§ Requirements
Leave the pictures out and retype the lines from the beginning through the line with "from bokeh.core.properties import value", both ends included.

— Start Raw data —

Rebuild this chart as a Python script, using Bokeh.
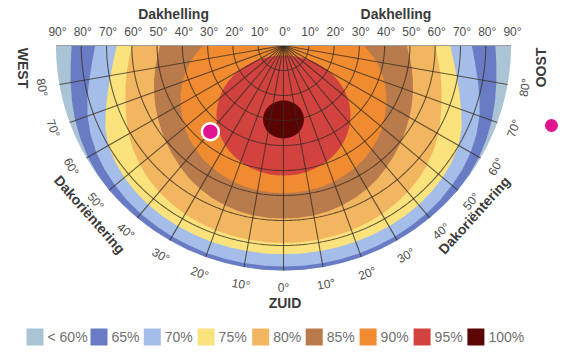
import numpy as np
from bokeh.plotting import figure
from bokeh.models import Range1d
from bokeh.embed import file_html
from bokeh.resources import INLINE
from bokeh.core.properties import value

# ---------------- data ----------------
# orientation (deg away from south) at which the band boundaries were read
orient_deg = [0, 5, 10, 15, 20, 25, 30, 35, 40, 45, 50, 55, 60, 65, 70, 75, 80, 85, 90]
# roof tilt (deg) where each yield level ends, per orientation (same on west and east)
edge_65 = [90, 90, 90, 90, 90, 90, 90, 90, 90, 90, 90, 89.8, 89.3, 88.6, 87.7, 86.6, 85.5, 84.5, 83.8]
edge_70 = [88.4, 88.4, 88.4, 88.4, 88.4, 88.3, 88.2, 88.0, 87.8, 87.5, 87.0, 86.4, 85.5, 84.2, 82.5, 80.3, 78.0, 76.0, 74.5]
edge_75 = [83.5, 83.5, 83.5, 83.5, 83.5, 83.5, 83.5, 83.4, 83.2, 82.8, 82.2, 81.3, 80.0, 77.8, 74.8, 72.0, 69.5, 67.5, 66.0]
edge_80 = [79.0, 79.0, 78.9, 78.8, 78.6, 78.3, 77.9, 77.3, 76.5, 75.5, 74.2, 72.6, 70.8, 68.6, 66.5, 64.7, 63.0, 61.3, 60.0]
edge_85 = [69.2, 69.2, 69.0, 68.6, 68.0, 67.2, 66.2, 65.0, 63.5, 62.0, 60.5, 59.0, 57.5, 56.0, 54.5, 53.0, 51.5, 50.0, 48.8]
edge_90 = [59.0, 59.0, 58.8, 58.5, 58.0, 57.3, 56.5, 55.5, 54.2, 52.7, 51.0, 49.0, 47.0, 44.8, 42.5, 40.0, 37.5, 34.5, 31.7]
# islands of highest yield (south, centre tilt, half-width, half-height in tilt degrees)
island_95 = dict(tilt=28.0, half_w=26.5, half_h=24.0)
island_100 = dict(tilt=29.6, half_w=8.1, half_h=7.6)

levels = ["< 60%", "65%", "70%", "75%", "80%", "85%", "90%", "95%", "100%"]
colors = ["#aac4d5", "#6a7bc6", "#a4bde9", "#fae37c", "#f3b660", "#b97b4c", "#f08b30", "#d2423f", "#5a0404"]

tilt_ticks = [0, 10, 20, 30, 40, 50, 60, 70, 80, 90]
orient_ticks = [0, 10, 20, 30, 40, 50, 60, 70, 80]

example_tilt = 45
example_orient = -40   # west of south

# ---------------- figure ----------------
SX, SY = 2.528, 2.5          # pixels per tilt degree
CX, CY = 283, 45             # centre of the diagram in figure pixels
W, H = 567, 361
p = figure(width=W, height=H, output_backend="svg", toolbar_location=None,
           x_range=Range1d(-CX / SX, (W - CX) / SX),
           y_range=Range1d(-(H - CY) / SY, CY / SY),
           x_axis_type=None, y_axis_type=None, min_border=0,
           outline_line_color=None, background_fill_color="white")
p.grid.visible = False

FONT = value("Liberation Sans")


def polar(t, th_deg):
    th = np.radians(th_deg)
    return np.asarray(t) * np.sin(th), -np.asarray(t) * np.cos(th)


# base semicircle (< 60 %)
arc = np.linspace(-90, 90, 361)
bx, by = polar(np.full_like(arc, 90.0), arc)
p.patch(np.r_[0, bx], np.r_[0, by], fill_color=colors[0], line_color=None)

# nested bands that contain the flat-roof centre
th_full = np.array([-o for o in orient_deg[::-1]] + orient_deg[1:], dtype=float)
for edge, col in zip([edge_65, edge_70, edge_75, edge_80, edge_85, edge_90], colors[1:7]):
    t_full = np.array(edge[::-1] + edge[1:], dtype=float)
    x, y = polar(t_full, th_full)
    p.patch(np.r_[0, x], np.r_[0, y], fill_color=col, line_color=None)

# islands
p.ellipse(x=[0], y=[-island_95["tilt"]], width=[2 * island_95["half_w"]],
          height=[2 * island_95["half_h"]], fill_color=colors[7], line_color=None)
p.ellipse(x=[0], y=[-island_100["tilt"]], width=[2 * island_100["half_w"]],
          height=[2 * island_100["half_h"]], fill_color=colors[8], line_color=None)

# grid: tilt circles and orientation rays
gx, gy = [], []
for t in tilt_ticks[1:-1]:
    cx_, cy_ = polar(np.full_like(arc, float(t)), arc)
    gx.append(cx_); gy.append(cy_)
for o in range(-80, 81, 10):
    rx, ry = polar([0, 90], [o, o])
    gx.append(rx); gy.append(ry)
p.multi_line(gx, gy, line_color="#352c22", line_alpha=0.75, line_width=1.1)
p.line([-90, 90], [0, 0], line_color="#9a9a9a", line_width=1)

# example roof
ex, ey = polar([example_tilt], [example_orient])
p.scatter(ex, ey, size=17, fill_color="#e1138e", line_color="white", line_width=2.5)
p.scatter([106], [-32], size=13, fill_color="#e1138e", line_color=None)

# top tilt ticks
tx = [-t for t in tilt_ticks[::-1]] + tilt_ticks[1:]
tl = [f"{t}°" for t in tilt_ticks[::-1]] + [f"{t}°" for t in tilt_ticks[1:]]
p.text(x=tx, y=[5.3] * len(tx), text=tl, text_align="center", text_baseline="middle",
       text_font=FONT, text_font_size="12px", text_color="#4d4d4d", x_offset=1.5)
p.text(x=[-43.5, 44.5], y=[12.6, 12.6], text=["Dakhelling", "Dakhelling"], text_align="center",
       text_baseline="middle", text_font=FONT, text_font_size="14px", text_font_style="bold",
       text_color="#3a3a3a")

# orientation ticks around the arc
ot = [-o for o in orient_ticks[::-1]] + orient_ticks[1:]
ox, oy = polar(np.full(len(ot), 97.0), ot)
p.text(x=ox, y=oy, text=[f"{abs(o)}°" for o in ot], angle=[np.radians(o) for o in ot],
       text_align="center", text_baseline="middle", text_font=FONT, text_font_size="12px",
       text_color="#4d4d4d")

dx, dy = polar([102.2, 101.5], [-48.6, 48.0])
p.text(x=dx, y=dy, text=["Dakoriëntering", "Dakoriëntering"],
       angle=[np.radians(-48.6), np.radians(48.0)], text_align="center", text_baseline="middle",
       text_font=FONT, text_font_size="14px", text_font_style="bold", text_color="#3a3a3a")

p.text(x=[-103.2, 101.8], y=[-9.0, -8.8], text=["WEST", "OOST"],
       angle=[np.radians(-90), np.radians(90)], text_align="center", text_baseline="middle",
       text_font=FONT, text_font_size="14px", text_font_style="bold", text_color="#3a3a3a")
p.text(x=[0.6], y=[-102.8], text=["ZUID"], text_align="center", text_baseline="middle",
       text_font=FONT, text_font_size="14px", text_font_style="bold", text_color="#3a3a3a")

# legend (swatch centres in pixels, laid out along one row)
legend_px = [34.5, 98.5, 151.8, 205.6, 260.2, 313.7, 367.6, 421.6, 475.4]
lx = [(v - CX) / SX for v in legend_px]
ly = [-116.6] * len(levels)
p.scatter(lx, ly, marker="square", size=17, fill_color=colors, line_color=None)
p.text(x=lx, y=ly, text=levels, x_offset=12.5, text_align="left", text_baseline="middle",
       text_font=FONT, text_font_size="14px", text_color="#707070")

open("out.html", "w").write(file_html(p, INLINE))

— End Raw data —

§ Correct answer
Rebuild this chart as a Python script, using Bokeh.
import numpy as np
from bokeh.plotting import figure
from bokeh.models import Range1d
from bokeh.embed import file_html
from bokeh.resources import INLINE
from bokeh.core.properties import value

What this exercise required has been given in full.